Plotting code records:

----------

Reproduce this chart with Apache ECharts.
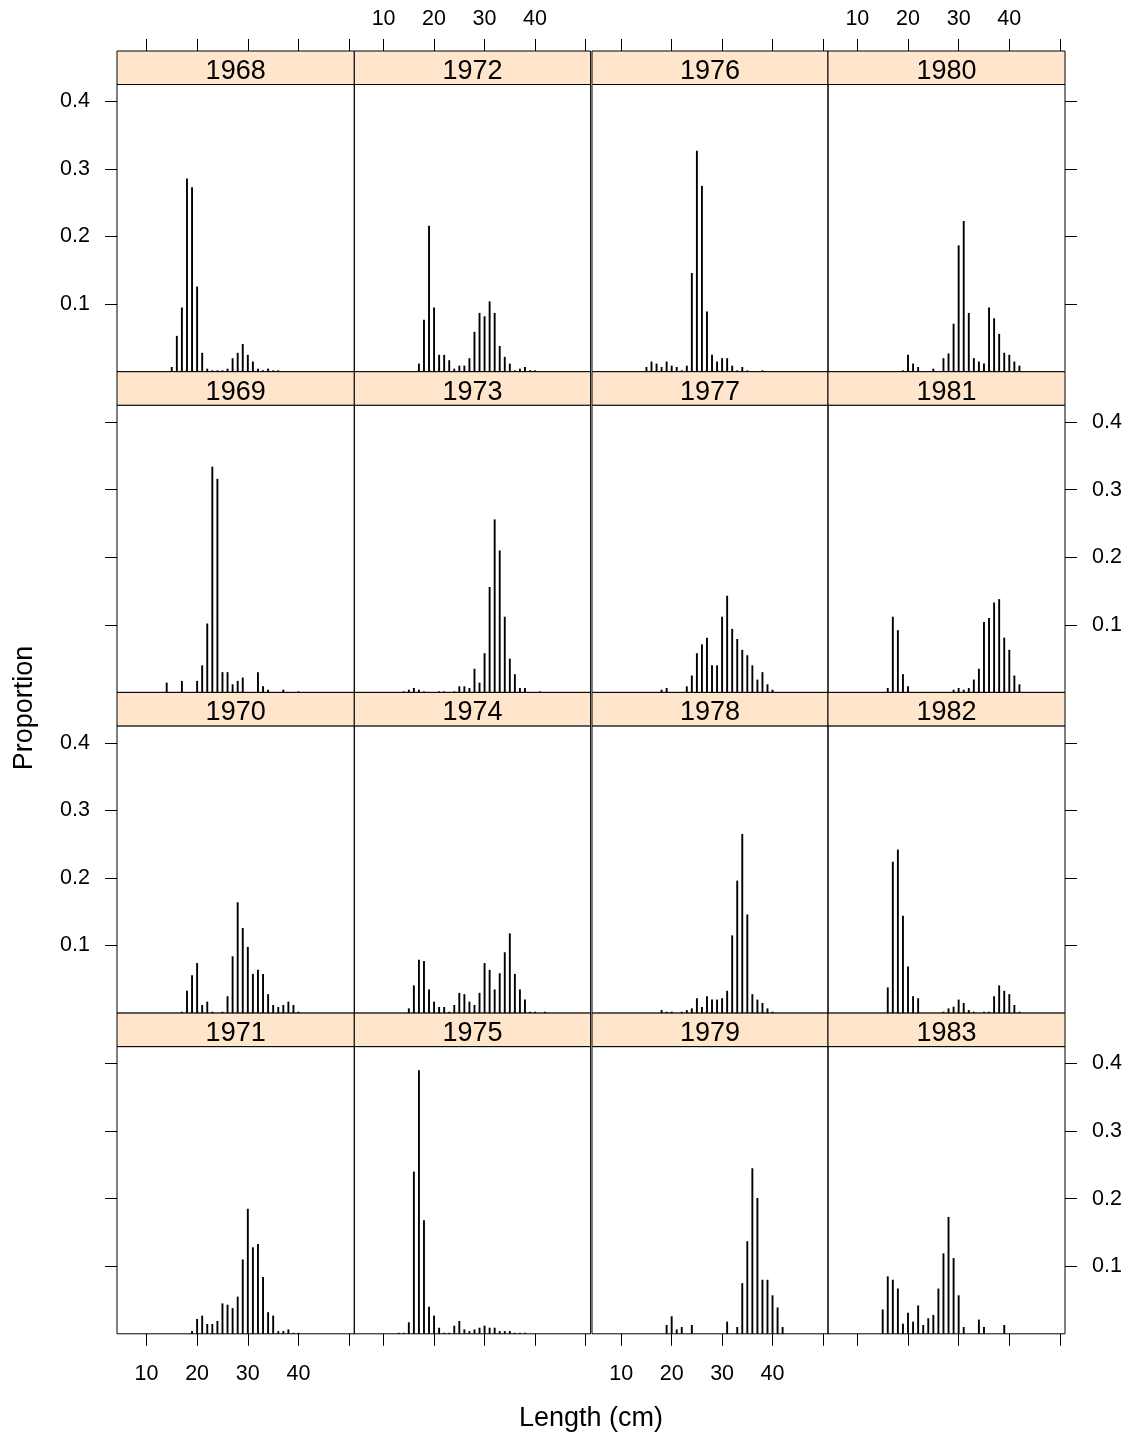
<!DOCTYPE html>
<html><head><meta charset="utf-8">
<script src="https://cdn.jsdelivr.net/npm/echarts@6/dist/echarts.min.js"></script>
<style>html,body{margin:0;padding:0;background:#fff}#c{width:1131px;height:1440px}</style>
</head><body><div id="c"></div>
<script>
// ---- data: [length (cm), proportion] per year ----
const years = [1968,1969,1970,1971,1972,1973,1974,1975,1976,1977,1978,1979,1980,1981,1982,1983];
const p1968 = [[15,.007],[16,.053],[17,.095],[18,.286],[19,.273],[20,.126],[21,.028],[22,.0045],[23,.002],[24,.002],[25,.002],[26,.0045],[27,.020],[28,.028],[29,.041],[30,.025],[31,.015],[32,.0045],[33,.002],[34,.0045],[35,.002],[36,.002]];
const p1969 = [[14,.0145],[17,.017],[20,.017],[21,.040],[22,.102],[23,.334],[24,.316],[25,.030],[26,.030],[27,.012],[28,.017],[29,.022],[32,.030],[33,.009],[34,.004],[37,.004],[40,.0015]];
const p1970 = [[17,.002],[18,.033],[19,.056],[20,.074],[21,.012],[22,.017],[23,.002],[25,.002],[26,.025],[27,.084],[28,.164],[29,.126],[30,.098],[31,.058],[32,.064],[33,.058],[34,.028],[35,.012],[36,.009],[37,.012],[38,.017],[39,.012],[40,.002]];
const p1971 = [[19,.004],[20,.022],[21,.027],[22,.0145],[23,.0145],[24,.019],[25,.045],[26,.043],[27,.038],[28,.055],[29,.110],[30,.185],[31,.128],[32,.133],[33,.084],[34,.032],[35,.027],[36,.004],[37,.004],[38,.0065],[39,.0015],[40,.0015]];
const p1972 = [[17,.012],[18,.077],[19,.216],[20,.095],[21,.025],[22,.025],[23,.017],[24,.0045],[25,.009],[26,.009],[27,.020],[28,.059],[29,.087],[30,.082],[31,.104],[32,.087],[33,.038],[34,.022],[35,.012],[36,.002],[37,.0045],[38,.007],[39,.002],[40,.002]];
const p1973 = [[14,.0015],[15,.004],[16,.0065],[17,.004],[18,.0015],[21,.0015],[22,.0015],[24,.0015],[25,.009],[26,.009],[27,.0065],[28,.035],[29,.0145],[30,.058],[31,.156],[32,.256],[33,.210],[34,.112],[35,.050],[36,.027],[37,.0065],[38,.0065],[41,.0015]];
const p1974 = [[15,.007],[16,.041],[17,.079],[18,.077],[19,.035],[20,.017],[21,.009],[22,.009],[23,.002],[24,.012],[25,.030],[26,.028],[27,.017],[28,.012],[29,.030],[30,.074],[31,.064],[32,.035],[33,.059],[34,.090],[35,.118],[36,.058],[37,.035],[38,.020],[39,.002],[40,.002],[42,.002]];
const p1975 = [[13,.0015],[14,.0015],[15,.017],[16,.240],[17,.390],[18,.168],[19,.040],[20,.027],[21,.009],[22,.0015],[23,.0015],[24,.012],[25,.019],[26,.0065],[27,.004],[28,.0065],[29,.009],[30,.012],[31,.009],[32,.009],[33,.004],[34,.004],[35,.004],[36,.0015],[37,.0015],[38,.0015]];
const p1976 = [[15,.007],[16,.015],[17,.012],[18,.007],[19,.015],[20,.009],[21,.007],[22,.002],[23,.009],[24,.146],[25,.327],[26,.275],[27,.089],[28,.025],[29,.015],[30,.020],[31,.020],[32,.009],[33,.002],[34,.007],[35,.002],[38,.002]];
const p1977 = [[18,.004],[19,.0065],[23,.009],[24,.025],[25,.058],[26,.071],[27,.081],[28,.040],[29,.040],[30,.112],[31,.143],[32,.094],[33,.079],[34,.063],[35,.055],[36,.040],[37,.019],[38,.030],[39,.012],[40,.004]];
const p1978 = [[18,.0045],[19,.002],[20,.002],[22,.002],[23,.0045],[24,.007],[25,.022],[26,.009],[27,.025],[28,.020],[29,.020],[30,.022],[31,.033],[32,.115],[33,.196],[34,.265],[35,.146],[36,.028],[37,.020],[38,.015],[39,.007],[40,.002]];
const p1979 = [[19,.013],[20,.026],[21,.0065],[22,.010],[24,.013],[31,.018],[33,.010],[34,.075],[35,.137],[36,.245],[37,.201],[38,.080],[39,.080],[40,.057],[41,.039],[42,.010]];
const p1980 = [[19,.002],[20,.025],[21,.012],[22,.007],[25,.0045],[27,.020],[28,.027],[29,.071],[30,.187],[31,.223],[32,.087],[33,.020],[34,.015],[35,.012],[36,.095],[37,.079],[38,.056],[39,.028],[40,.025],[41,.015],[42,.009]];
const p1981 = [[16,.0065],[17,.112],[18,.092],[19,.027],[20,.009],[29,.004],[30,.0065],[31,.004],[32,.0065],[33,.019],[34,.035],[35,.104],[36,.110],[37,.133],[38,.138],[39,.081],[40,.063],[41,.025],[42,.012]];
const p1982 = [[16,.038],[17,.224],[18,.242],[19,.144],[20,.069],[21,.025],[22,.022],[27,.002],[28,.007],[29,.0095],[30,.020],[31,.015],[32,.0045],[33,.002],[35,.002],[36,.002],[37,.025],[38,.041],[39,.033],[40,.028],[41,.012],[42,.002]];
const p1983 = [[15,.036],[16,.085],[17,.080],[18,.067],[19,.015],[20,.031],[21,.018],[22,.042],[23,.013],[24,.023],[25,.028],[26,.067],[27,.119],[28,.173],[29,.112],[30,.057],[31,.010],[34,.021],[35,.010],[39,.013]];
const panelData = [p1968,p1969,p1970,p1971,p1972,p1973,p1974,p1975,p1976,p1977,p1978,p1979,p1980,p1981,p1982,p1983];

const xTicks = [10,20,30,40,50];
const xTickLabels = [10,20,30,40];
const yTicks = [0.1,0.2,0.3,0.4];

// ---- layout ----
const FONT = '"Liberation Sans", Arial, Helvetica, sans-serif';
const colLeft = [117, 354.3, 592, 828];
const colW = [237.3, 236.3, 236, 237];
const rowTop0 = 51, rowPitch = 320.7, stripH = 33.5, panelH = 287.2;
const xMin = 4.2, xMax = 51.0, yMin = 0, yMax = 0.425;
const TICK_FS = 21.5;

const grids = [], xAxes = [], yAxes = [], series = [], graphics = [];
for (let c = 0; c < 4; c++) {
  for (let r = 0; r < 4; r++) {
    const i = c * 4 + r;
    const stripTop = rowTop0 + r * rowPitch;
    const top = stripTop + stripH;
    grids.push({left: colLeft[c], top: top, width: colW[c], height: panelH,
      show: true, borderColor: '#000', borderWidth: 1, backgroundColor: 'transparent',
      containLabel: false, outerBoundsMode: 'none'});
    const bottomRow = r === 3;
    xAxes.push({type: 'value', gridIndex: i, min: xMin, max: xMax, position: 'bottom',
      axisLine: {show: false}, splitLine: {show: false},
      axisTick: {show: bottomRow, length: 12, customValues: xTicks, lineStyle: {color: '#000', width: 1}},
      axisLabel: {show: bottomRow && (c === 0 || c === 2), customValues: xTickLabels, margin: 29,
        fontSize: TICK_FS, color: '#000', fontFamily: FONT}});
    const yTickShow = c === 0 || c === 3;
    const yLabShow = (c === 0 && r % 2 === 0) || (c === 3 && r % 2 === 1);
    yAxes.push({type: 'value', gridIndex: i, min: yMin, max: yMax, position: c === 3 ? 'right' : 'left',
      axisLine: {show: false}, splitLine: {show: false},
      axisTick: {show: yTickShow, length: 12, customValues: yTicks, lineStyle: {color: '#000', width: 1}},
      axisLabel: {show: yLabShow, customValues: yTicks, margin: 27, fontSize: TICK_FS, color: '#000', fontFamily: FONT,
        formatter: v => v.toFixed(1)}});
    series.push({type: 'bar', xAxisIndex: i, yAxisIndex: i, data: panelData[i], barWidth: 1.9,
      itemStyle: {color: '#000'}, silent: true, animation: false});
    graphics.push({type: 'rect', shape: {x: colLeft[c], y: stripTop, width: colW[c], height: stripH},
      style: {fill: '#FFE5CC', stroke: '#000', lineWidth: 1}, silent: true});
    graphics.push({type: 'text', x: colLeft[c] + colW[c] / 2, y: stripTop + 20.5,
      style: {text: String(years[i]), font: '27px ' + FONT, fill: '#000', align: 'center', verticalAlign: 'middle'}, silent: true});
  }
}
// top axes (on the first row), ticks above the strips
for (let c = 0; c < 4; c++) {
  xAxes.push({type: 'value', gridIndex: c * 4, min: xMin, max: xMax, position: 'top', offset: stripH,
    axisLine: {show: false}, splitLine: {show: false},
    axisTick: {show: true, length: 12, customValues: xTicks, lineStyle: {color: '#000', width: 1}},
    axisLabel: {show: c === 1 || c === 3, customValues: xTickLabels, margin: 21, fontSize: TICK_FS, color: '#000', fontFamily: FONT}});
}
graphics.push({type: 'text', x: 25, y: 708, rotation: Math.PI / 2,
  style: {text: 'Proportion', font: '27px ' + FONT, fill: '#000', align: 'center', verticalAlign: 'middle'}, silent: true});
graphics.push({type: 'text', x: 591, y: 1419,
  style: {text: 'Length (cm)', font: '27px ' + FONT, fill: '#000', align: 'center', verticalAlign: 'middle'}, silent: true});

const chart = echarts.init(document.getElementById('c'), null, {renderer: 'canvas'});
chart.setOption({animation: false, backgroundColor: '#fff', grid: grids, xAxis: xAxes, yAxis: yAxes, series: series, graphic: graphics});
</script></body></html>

----------

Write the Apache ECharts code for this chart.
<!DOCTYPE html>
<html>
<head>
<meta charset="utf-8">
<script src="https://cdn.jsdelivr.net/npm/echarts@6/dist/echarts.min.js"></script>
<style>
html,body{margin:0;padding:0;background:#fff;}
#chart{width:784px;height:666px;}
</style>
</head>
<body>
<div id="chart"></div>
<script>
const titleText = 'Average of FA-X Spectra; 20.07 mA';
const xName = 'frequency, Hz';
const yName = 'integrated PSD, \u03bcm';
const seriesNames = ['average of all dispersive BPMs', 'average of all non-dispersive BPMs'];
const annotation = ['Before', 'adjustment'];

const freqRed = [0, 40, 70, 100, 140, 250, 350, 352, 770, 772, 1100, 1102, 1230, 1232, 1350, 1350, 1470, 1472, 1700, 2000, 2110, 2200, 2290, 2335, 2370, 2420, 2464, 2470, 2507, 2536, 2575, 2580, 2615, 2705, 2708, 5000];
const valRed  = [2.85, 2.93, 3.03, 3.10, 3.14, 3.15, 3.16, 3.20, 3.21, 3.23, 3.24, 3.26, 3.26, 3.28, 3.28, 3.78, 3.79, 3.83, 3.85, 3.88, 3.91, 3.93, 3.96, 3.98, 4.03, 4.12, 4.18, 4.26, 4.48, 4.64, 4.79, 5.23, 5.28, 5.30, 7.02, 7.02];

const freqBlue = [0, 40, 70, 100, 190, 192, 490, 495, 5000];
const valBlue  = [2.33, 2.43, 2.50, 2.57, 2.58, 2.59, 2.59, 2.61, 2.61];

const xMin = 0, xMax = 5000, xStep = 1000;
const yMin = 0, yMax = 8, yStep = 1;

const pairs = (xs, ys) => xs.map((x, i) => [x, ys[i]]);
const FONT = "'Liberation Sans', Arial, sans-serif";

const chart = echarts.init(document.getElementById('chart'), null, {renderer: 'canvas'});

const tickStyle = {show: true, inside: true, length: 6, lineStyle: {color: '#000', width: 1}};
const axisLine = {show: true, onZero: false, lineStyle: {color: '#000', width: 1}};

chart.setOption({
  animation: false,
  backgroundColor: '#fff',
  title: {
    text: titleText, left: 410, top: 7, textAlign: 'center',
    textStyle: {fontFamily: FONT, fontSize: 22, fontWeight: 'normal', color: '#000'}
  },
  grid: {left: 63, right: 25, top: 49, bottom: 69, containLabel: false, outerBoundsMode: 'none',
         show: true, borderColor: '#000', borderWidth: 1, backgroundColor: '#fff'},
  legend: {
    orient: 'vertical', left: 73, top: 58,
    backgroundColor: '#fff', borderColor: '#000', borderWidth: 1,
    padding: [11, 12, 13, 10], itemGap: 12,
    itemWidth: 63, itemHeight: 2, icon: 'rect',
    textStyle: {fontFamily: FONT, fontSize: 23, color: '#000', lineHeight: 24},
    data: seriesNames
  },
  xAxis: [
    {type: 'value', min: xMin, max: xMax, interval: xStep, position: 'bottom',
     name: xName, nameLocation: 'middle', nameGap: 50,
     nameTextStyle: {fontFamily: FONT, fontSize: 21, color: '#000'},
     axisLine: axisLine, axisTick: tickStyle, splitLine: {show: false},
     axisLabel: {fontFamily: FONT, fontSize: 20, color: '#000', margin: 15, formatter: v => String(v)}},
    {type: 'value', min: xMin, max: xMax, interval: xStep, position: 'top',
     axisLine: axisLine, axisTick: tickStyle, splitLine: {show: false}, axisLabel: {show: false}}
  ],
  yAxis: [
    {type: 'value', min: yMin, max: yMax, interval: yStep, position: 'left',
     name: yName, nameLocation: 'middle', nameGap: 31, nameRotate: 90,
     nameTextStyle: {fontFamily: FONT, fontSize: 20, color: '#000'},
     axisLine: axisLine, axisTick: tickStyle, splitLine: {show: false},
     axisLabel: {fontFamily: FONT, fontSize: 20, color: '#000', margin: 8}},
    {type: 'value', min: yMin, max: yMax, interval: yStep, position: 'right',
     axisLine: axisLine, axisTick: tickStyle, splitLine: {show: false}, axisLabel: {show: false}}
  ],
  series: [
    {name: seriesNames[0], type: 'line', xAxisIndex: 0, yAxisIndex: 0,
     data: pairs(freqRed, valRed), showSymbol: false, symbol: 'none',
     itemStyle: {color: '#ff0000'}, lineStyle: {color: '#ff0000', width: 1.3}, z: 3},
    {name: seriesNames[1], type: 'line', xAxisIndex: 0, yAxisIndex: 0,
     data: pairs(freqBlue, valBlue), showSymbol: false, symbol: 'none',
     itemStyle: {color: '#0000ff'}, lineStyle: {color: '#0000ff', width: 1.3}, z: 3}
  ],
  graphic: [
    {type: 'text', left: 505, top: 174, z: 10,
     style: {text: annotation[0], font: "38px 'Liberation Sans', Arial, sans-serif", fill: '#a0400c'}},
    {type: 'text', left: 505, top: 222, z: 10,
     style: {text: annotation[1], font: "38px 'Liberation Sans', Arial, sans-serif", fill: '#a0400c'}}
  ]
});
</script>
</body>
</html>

----------

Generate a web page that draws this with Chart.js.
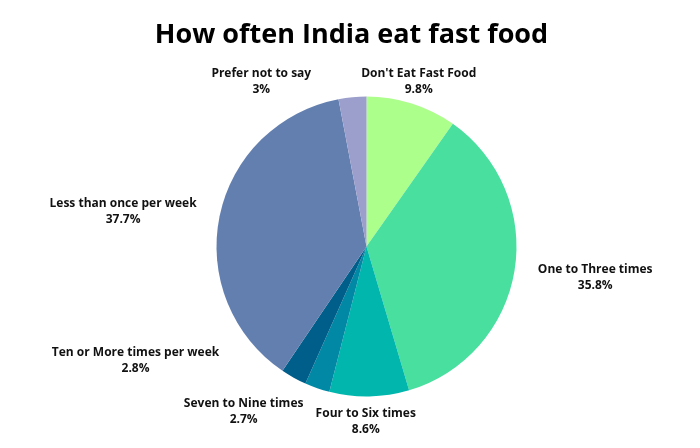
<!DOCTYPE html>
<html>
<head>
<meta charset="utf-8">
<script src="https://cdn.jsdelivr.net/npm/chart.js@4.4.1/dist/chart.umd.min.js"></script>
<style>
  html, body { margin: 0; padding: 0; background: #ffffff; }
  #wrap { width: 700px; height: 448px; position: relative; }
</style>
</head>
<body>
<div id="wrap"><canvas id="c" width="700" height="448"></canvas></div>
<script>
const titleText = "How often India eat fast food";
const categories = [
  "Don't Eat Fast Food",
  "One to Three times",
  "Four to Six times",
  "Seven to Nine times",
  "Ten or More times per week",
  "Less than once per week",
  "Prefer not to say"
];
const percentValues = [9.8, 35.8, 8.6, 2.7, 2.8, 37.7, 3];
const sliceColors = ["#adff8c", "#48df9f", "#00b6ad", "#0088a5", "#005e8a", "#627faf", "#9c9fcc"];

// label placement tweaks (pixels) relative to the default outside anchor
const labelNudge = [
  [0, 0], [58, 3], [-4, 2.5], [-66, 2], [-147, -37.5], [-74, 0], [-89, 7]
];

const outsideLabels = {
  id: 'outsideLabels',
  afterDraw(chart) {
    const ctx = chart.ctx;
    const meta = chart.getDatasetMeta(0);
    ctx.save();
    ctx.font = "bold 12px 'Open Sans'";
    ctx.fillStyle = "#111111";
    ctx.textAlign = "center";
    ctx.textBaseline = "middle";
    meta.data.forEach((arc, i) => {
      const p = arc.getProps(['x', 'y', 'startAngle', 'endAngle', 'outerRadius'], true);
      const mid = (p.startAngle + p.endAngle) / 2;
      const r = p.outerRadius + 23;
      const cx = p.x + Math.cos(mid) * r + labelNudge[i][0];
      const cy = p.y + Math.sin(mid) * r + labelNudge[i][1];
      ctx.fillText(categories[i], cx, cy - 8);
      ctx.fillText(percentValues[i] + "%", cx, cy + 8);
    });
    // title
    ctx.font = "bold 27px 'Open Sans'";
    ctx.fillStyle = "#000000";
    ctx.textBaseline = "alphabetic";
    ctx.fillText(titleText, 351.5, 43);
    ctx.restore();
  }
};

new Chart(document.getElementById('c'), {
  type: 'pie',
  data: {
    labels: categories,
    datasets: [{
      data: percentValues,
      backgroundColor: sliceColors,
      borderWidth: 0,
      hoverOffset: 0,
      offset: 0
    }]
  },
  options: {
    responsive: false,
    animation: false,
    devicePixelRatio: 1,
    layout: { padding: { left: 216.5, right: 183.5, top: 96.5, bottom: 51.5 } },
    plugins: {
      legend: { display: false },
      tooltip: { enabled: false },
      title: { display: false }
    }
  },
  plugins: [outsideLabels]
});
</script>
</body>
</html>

----------

Task to complete: Every line of the records that includes the word "this" should be gathered.

Output of the task:
Reproduce this chart with Apache ECharts.
Write the Apache ECharts code for this chart.
Generate a web page that draws this with Chart.js.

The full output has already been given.